The request — In this exercise, return the whole listing exactly, excluding any images.

Available data —
************

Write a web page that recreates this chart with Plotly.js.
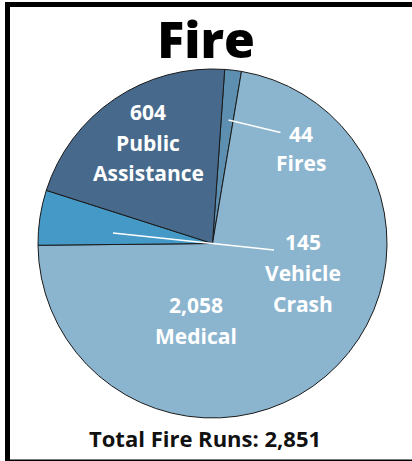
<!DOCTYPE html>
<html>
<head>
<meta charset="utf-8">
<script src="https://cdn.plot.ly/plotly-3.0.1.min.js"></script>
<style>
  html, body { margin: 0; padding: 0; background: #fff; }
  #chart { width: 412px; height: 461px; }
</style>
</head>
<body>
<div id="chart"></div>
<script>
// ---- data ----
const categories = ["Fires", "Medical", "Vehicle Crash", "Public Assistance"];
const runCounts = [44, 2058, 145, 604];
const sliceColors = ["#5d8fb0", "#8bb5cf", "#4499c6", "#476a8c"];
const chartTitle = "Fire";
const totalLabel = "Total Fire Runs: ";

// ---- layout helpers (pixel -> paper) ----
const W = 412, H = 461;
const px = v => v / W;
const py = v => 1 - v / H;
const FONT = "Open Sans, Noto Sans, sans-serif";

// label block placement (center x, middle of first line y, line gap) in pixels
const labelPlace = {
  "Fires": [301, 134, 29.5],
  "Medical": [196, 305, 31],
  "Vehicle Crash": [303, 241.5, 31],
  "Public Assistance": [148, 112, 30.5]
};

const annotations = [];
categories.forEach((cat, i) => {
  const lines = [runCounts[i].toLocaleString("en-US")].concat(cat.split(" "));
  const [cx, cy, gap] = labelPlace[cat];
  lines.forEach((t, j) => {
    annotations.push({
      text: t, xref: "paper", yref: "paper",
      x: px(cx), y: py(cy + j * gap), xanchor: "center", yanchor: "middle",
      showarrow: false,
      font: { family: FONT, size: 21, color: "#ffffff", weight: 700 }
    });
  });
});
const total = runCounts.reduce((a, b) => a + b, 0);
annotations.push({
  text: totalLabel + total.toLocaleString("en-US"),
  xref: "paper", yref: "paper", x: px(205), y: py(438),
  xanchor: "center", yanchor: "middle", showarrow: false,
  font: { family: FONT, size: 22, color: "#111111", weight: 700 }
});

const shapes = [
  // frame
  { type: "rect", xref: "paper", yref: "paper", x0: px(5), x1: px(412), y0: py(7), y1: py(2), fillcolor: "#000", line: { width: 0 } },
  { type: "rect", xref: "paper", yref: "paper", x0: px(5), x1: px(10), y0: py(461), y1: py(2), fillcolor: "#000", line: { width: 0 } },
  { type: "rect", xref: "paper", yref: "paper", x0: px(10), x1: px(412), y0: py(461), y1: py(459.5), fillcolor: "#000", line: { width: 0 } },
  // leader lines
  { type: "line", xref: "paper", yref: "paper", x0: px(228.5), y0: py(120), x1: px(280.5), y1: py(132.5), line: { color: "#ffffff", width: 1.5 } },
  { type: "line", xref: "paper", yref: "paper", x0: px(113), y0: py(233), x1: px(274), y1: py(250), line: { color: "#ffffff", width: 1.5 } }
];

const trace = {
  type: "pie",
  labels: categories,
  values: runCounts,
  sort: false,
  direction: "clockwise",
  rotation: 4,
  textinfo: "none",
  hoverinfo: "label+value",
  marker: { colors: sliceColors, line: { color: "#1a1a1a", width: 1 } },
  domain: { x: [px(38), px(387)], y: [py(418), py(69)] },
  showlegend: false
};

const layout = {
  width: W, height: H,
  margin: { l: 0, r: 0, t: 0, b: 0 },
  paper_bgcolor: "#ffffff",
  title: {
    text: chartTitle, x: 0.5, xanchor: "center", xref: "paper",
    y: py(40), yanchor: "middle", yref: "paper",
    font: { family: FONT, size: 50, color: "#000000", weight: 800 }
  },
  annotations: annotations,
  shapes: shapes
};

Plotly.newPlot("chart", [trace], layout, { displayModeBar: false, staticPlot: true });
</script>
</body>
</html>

************

Result of the exercise —
Write a web page that recreates this chart with Plotly.js.
<!DOCTYPE html>
<html>
<head>
<meta charset="utf-8">
<script src="https://cdn.plot.ly/plotly-3.0.1.min.js"></script>
<style>
  html, body { margin: 0; padding: 0; background: #fff; }
  #chart { width: 412px; height: 461px; }
</style>
</head>
<body>
<div id="chart"></div>
<script>
// ---- data ----
const categories = ["Fires", "Medical", "Vehicle Crash", "Public Assistance"];
const runCounts = [44, 2058, 145, 604];
const sliceColors = ["#5d8fb0", "#8bb5cf", "#4499c6", "#476a8c"];
const chartTitle = "Fire";
const totalLabel = "Total Fire Runs: ";

// ---- layout helpers (pixel -> paper) ----
const W = 412, H = 461;
const px = v => v / W;
const py = v => 1 - v / H;
const FONT = "Open Sans, Noto Sans, sans-serif";

// label block placement (center x, middle of first line y, line gap) in pixels
const labelPlace = {
  "Fires": [301, 134, 29.5],
  "Medical": [196, 305, 31],
  "Vehicle Crash": [303, 241.5, 31],
  "Public Assistance": [148, 112, 30.5]
};

const annotations = [];
categories.forEach((cat, i) => {
  const lines = [runCounts[i].toLocaleString("en-US")].concat(cat.split(" "));
  const [cx, cy, gap] = labelPlace[cat];
  lines.forEach((t, j) => {
    annotations.push({
      text: t, xref: "paper", yref: "paper",
      x: px(cx), y: py(cy + j * gap), xanchor: "center", yanchor: "middle",
      showarrow: false,
      font: { family: FONT, size: 21, color: "#ffffff", weight: 700 }
    });
  });
});
const total = runCounts.reduce((a, b) => a + b, 0);
annotations.push({
  text: totalLabel + total.toLocaleString("en-US"),
  xref: "paper", yref: "paper", x: px(205), y: py(438),
  xanchor: "center", yanchor: "middle", showarrow: false,
  font: { family: FONT, size: 22, color: "#111111", weight: 700 }
});

const shapes = [
  // frame
  { type: "rect", xref: "paper", yref: "paper", x0: px(5), x1: px(412), y0: py(7), y1: py(2), fillcolor: "#000", line: { width: 0 } },
  { type: "rect", xref: "paper", yref: "paper", x0: px(5), x1: px(10), y0: py(461), y1: py(2), fillcolor: "#000", line: { width: 0 } },
  { type: "rect", xref: "paper", yref: "paper", x0: px(10), x1: px(412), y0: py(461), y1: py(459.5), fillcolor: "#000", line: { width: 0 } },
  // leader lines
  { type: "line", xref: "paper", yref: "paper", x0: px(228.5), y0: py(120), x1: px(280.5), y1: py(132.5), line: { color: "#ffffff", width: 1.5 } },
  { type: "line", xref: "paper", yref: "paper", x0: px(113), y0: py(233), x1: px(274), y1: py(250), line: { color: "#ffffff", width: 1.5 } }
];

const trace = {
  type: "pie",
  labels: categories,
  values: runCounts,
  sort: false,
  direction: "clockwise",
  rotation: 4,
  textinfo: "none",
  hoverinfo: "label+value",
  marker: { colors: sliceColors, line: { color: "#1a1a1a", width: 1 } },
  domain: { x: [px(38), px(387)], y: [py(418), py(69)] },
  showlegend: false
};

const layout = {
  width: W, height: H,
  margin: { l: 0, r: 0, t: 0, b: 0 },
  paper_bgcolor: "#ffffff",
  title: {
    text: chartTitle, x: 0.5, xanchor: "center", xref: "paper",
    y: py(40), yanchor: "middle", yref: "paper",
    font: { family: FONT, size: 50, color: "#000000", weight: 800 }
  },
  annotations: annotations,
  shapes: shapes
};

Plotly.newPlot("chart", [trace], layout, { displayModeBar: false, staticPlot: true });
</script>
</body>
</html>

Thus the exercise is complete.